Lipton continues to operate under a significant debt burden of about €3.2bn, which has been exacerbated by a period of high inflation, elevated interest rates, and shifting consumer preferences in key markets.

The company has also faced structural challenges in its core category. Traditional tea consumption has been gradually declining in markets such as the UK, while growth in regions including the US, China, and India has increasingly been driven by herbal and functional tea segments rather than conventional black tea formats.

Financial performance has weakened further since the carve-out from Unilever, with annual revenues falling from roughly €2bn prior to separation to €1.57bn in 2024. In the first half of 2025, revenues declined a further 13% year-on-year to just under €700m, following portfolio rationalisation and the exit of lower-margin product lines.

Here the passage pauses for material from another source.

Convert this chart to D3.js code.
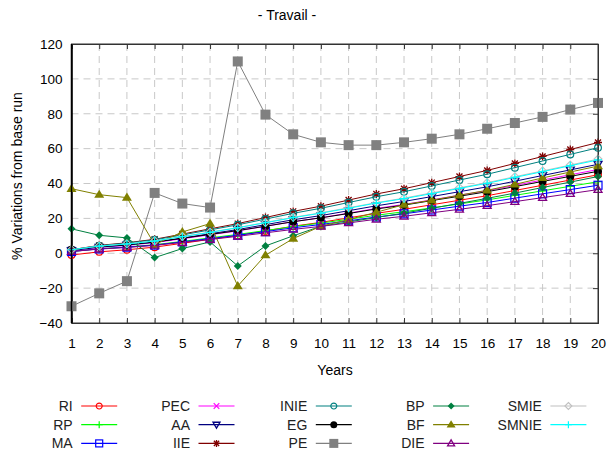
<!DOCTYPE html>
<html><head><meta charset="utf-8">
<script src="https://cdn.jsdelivr.net/npm/d3@7"></script>
<style>body{margin:0;background:#fff}svg{display:block;font-family:"Liberation Sans",Arial,sans-serif}</style>
</head><body><svg id="c" width="613" height="456"></svg>
<script>
const years = [1,2,3,4,5,6,7,8,9,10,11,12,13,14,15,16,17,18,19,20];
const yTicks = [-40,-20,0,20,40,60,80,100,120];
const names = ["RI","RP","MA","PEC","AA","IIE","INIE","EG","PE","BP","BF","DIE","SMIE","SMNIE"];
const RI    = [-1,0.8,2.0,3.5,5.7,8.0,10.2,12.8,15.5,17.7,20.3,22.9,25.2,27.8,30.4,33.0,36.0,39.0,42.0,45];
const RP    = [1,2.6,3.6,4.9,6.8,8.8,10.8,13.0,15.3,17.3,19.5,21.8,23.8,26.0,28.3,30.6,33.2,35.8,38.4,41];
const MA    = [1,2.5,3.5,4.7,6.5,8.4,10.3,12.4,14.6,16.5,18.6,20.8,22.6,24.8,27.0,29.1,31.6,34.1,36.5,39];
const PEC   = [1.5,3.4,4.5,6.1,8.3,10.6,12.8,15.5,18.1,20.4,23.0,25.7,28.0,30.6,33.3,35.9,38.9,42.0,45.0,48];
const AA    = [1.5,3.5,4.7,6.4,8.7,11.2,13.6,16.4,19.2,21.6,24.4,27.2,29.7,32.5,35.3,38.1,41.3,44.6,47.8,51];
const IIE   = [2,4.5,6.0,8.0,11.0,14.0,17.0,20.5,24.0,27.0,30.5,34.0,37.0,40.5,44.0,47.5,51.5,55.5,59.5,63.5];
const INIE  = [2,4.3,5.8,7.7,10.5,13.4,16.3,19.6,22.9,25.8,29.1,32.4,35.3,38.6,42.0,45.3,49.1,52.9,56.7,60.5];
const EG    = [2,3.8,4.9,6.4,8.6,10.8,13.0,15.5,18.1,20.3,22.8,25.4,27.6,30.2,32.7,35.3,38.2,41.2,44.1,47];
const PE    = [-30.4,-23,-16,34.6,28.5,26.2,110,79.5,68.2,63.6,62,62,63.6,65.7,68.2,71.4,74.7,78.2,82.4,86.2];
const BP    = [14,10.3,8.8,-2.5,2.7,6.5,-7.3,4.2,10,15.5,18,20.5,23,25.8,28.6,31.5,34.5,37.7,40.8,44];
const BF    = [37,33.6,31.9,5,12.2,17,-18.8,-1.1,8.4,15.5,19.3,23.5,27.9,30.4,33.3,36.1,39.5,43.2,46.6,50];
const DIE   = [1,2.4,3.3,4.5,6.2,7.9,9.7,11.7,13.7,15.4,17.4,19.5,21.2,23.2,25.2,27.3,29.6,31.9,34.2,36.5];
const SMIE  = [2,4.1,5.4,7.1,9.6,12.1,14.7,17.7,20.6,23.2,26.1,29.0,31.6,34.6,37.5,40.5,43.9,47.2,50.6,54];
const SMNIE = [2,4.1,5.3,7.0,9.5,12.0,14.6,17.5,20.4,23.0,25.8,28.8,31.3,34.2,37.2,40.1,43.5,46.8,50.2,53.5];
const values = [RI,RP,MA,PEC,AA,IIE,INIE,EG,PE,BP,BF,DIE,SMIE,SMNIE];
const colors = ["#ff0000","#00ff00","#0000ff","#ff00ff","#000080","#800000","#008080","#000000","#808080","#008040","#808000","#800080","#c0c0c0","#00ffff"];
const markers = ["circleOpen","plus","squareOpen","cross","triDownOpen","star","circleOpen","circleFilled","squareFilled","diamondFilled","triUpFilled","triUpOpen","diamondOpen","plus"];

const svg = d3.select("#c");
const L=71.5, R=598, T=44, B=323;
const x = d3.scaleLinear().domain([1,20]).range([L,R]);
const y = d3.scaleLinear().domain([-40,120]).range([B,T]);

// grid
const g = svg.append("g");
g.selectAll(".vg").data(years.slice(1,-1)).join("line")
  .attr("x1",d=>x(d)).attr("x2",d=>x(d)).attr("y1",T).attr("y2",B)
  .attr("stroke","#c8c8c8").attr("stroke-dasharray","7,5");
g.selectAll(".hg").data(yTicks.slice(1,-1)).join("line")
  .attr("x1",L).attr("x2",R).attr("y1",d=>y(d)).attr("y2",d=>y(d))
  .attr("stroke","#c8c8c8").attr("stroke-dasharray","7,5");

// axes
const xa = svg.append("g").attr("transform",`translate(0,${B})`)
  .call(d3.axisBottom(x).tickValues(years).tickSize(-5).tickPadding(15).tickFormat(d3.format("d")));
const xt = svg.append("g").attr("transform",`translate(0,${T})`)
  .call(d3.axisTop(x).tickValues(years).tickSize(-5).tickFormat(""));
const ya = svg.append("g").attr("transform",`translate(${L},0)`)
  .call(d3.axisLeft(y).tickValues(yTicks).tickSize(0).tickPadding(9));
const yr = svg.append("g").attr("transform",`translate(${R},0)`)
  .call(d3.axisRight(y).tickValues(yTicks).tickSize(-5).tickFormat(""));
[xa,xt,ya,yr].forEach(a=>{
  a.selectAll("path").attr("stroke","#333");
  a.selectAll("line").attr("stroke","#333");
  a.selectAll("text").attr("font-size","13.5px").attr("fill","#000")
   .attr("font-family","'Liberation Sans',Arial,sans-serif");
});
ya.select("path").attr("stroke","#000").attr("stroke-width",1.5);

// marker drawing
function drawMarker(sel, type, color, s) {
  const h = s/2;
  switch(type){
    case "circleOpen": sel.append("circle").attr("r",h*0.85).attr("fill","none").attr("stroke",color).attr("stroke-width",1.2); break;
    case "circleFilled": sel.append("circle").attr("r",h).attr("fill",color); break;
    case "squareOpen": sel.append("rect").attr("x",-h).attr("y",-h).attr("width",s).attr("height",s).attr("fill","none").attr("stroke",color).attr("stroke-width",1.2); break;
    case "squareFilled": sel.append("rect").attr("x",-h-0.5).attr("y",-h-0.5).attr("width",s+1).attr("height",s+1).attr("fill",color); break;
    case "plus": sel.append("path").attr("d",`M${-h},0H${h}M0,${-h}V${h}`).attr("stroke",color).attr("stroke-width",1.2); break;
    case "cross": sel.append("path").attr("d",`M${-h*0.8},${-h*0.8}L${h*0.8},${h*0.8}M${-h*0.8},${h*0.8}L${h*0.8},${-h*0.8}`).attr("stroke",color).attr("stroke-width",1.2); break;
    case "star": sel.append("path").attr("d",`M${-h},0H${h}M0,${-h}V${h}M${-h*0.75},${-h*0.75}L${h*0.75},${h*0.75}M${-h*0.75},${h*0.75}L${h*0.75},${-h*0.75}`).attr("stroke",color).attr("stroke-width",1.3); break;
    case "triDownOpen": sel.append("path").attr("d",`M${-h},${-h*0.7}H${h}L0,${h}Z`).attr("fill","none").attr("stroke",color).attr("stroke-width",1.3); break;
    case "triUpOpen": sel.append("path").attr("d",`M${-h},${h*0.7}H${h}L0,${-h}Z`).attr("fill","none").attr("stroke",color).attr("stroke-width",1.3); break;
    case "triUpFilled": sel.append("path").attr("d",`M${-h-1},${h*0.8}H${h+1}L0,${-h-1}Z`).attr("fill",color); break;
    case "diamondFilled": sel.append("path").attr("d",`M0,${-h}L${h},0L0,${h}L${-h},0Z`).attr("fill",color); break;
    case "diamondOpen": sel.append("path").attr("d",`M0,${-h}L${h},0L0,${h}L${-h},0Z`).attr("fill","none").attr("stroke",color).attr("stroke-width",1.1); break;
  }
}

const line = d3.line().x((d,i)=>x(years[i])).y(d=>y(d));
const plot = svg.append("g");
names.forEach((n,k)=>{
  const sg = plot.append("g");
  sg.append("path").attr("d",line(values[k])).attr("fill","none").attr("stroke",colors[k]).attr("stroke-width",1);
  values[k].forEach((v,i)=>{
    const m = sg.append("g").attr("transform",`translate(${x(years[i])},${y(v)})`);
    drawMarker(m, markers[k], colors[k], k===8?9:8);
  });
});

// frame
svg.append("rect").attr("x",L).attr("y",T).attr("width",R-L).attr("height",B-T)
  .attr("fill","none").attr("stroke","#333");
svg.append("line").attr("x1",L).attr("x2",L).attr("y1",T).attr("y2",B).attr("stroke","#000").attr("stroke-width",1.5);

// titles
svg.append("text").attr("x",287).attr("y",20).attr("text-anchor","middle").attr("font-size","14px").text("- Travail -");
svg.append("text").attr("x",335).attr("y",375).attr("text-anchor","middle").attr("font-size","14px").text("Years");
svg.append("text").attr("transform","translate(22,176) rotate(-90)").attr("text-anchor","middle").attr("font-size","14px").text("% Variations from base run");

// legend
const lg = svg.append("g");
names.forEach((n,k)=>{
  const col = Math.floor(k/3), row = k%3;
  const lx = 72.7 + col*117.3, ly = 406 + row*18.7;
  lg.append("text").attr("x",lx).attr("y",ly+5).attr("text-anchor","end").attr("font-size","14px").attr("fill","#222").text(n);
  lg.append("line").attr("x1",lx+8.5).attr("x2",lx+44.5).attr("y1",ly).attr("y2",ly).attr("stroke",colors[k]).attr("stroke-width",1.2);
  const m = lg.append("g").attr("transform",`translate(${lx+26.5},${ly})`);
  drawMarker(m, markers[k], colors[k], k===8?8:7);
});
</script></body></html>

Credit markets have become increasingly cautious, with S&P warning in September that continued underperformance could lead to liquidity pressure or a potential restructuring within the next 12 to 18 months. Market participants have also noted that Lipton’s leverage remains significantly above typical thresholds for high-yield issuers.

Operationally, the business has undergone leadership changes and is now led by chief executive Marc Busain, who is expected to outline a turnaround plan focused on accelerating e-commerce growth, expanding higher-growth herbal tea lines, and improving operational efficiency. A shareholder update is also expected to be presented to bondholders as part of efforts to restore confidence.

Alongside the recapitalisation, CVC has appointed former Grant Reid as chair, strengthening oversight at board level.